当时,“铁饭碗”很吃香,单位里小伙子一大把,家里有房的、长得帅气的也有。年轻时的我有几分灵气,还会写写画画,比较引人注意,不时有青工给我暗送“秋天的菠菜”。
我的闺蜜出嫁时,有一间婚房和“三转一响一咔嚓”(自行车、手表、缝纫机、收音机和照相机),她很骄傲,也一直劝我不可降低这个标准。面对什么都没有的他,我开始动摇了。母亲对我说:“人好最要紧。人好,没有的会有;人不好,有的也会没有。”在母亲的支持下,我对他有那么点意思了。有那么点意思以后,两个人碰面再也不敢讲话,甚至不敢对视,直到半年后,他托一位大姐送我一方手绢。
这是一方白丝绸手绢,上面是几株幽雅的兰草,似有素淡的幽香透出,令我怦然心动。喜欢古典小说的我对手绢情有独钟。《红楼梦》里宝玉让丫鬟送黛玉手绢一方,让林妹妹感受“千古难得一知己”的快慰。“痴女儿遗帕惹相思”的故事在古典小说里常常出现,送手绢是发展恋情的酵母。

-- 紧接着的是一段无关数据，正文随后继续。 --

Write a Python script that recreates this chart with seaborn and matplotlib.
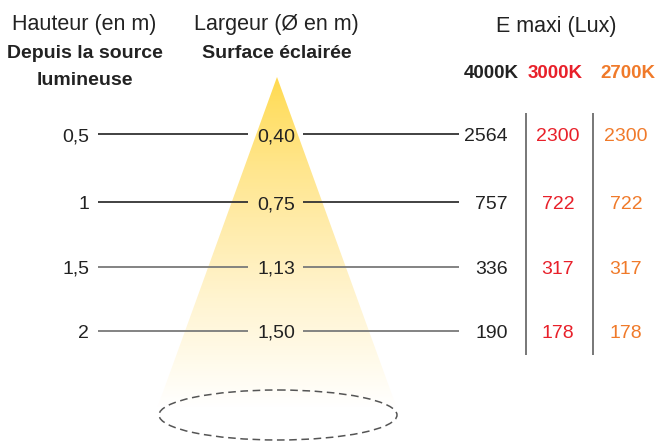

后来,他到上海读大学,每个寒暑假从学校回来,总会给我带两方漂亮的手绢,非常养眼养心。不知现在的姑娘在情人节收到玫瑰是什么样的心情,我那时非常感动,以致一往情深地等了他四年。闲来观赏手绢,惹出一段相思一些灵感,情书便写得文采飞扬、真挚感人。后来他常常揶揄我:“没有写情书的经历,现在你哪会写文章?”
他大学毕业后,一点积蓄也没有。已经步入大龄青年的我们在父母和姐姐们的帮助下张罗婚事,租了一间18平方米的房子当婚房,打了几件家具,用现在的话讲,那是裸婚。结婚那天,他给我戴上一枚紫色的玻璃戒指,认真地说,他一定会好好努力,面包会有的,牛奶也会有的。
我们在陋室里相亲相爱、生儿育儿。后来,他的承诺一步一步地兑现,面包有了,戒指也有了,搬了几次家,房子越搬越大。
时移世易,纸巾替代了手绢,一擦一抹一扔,随取随用,一气呵成,很像速配的爱情,简洁明了,却输给手绢那含蓄的韵致。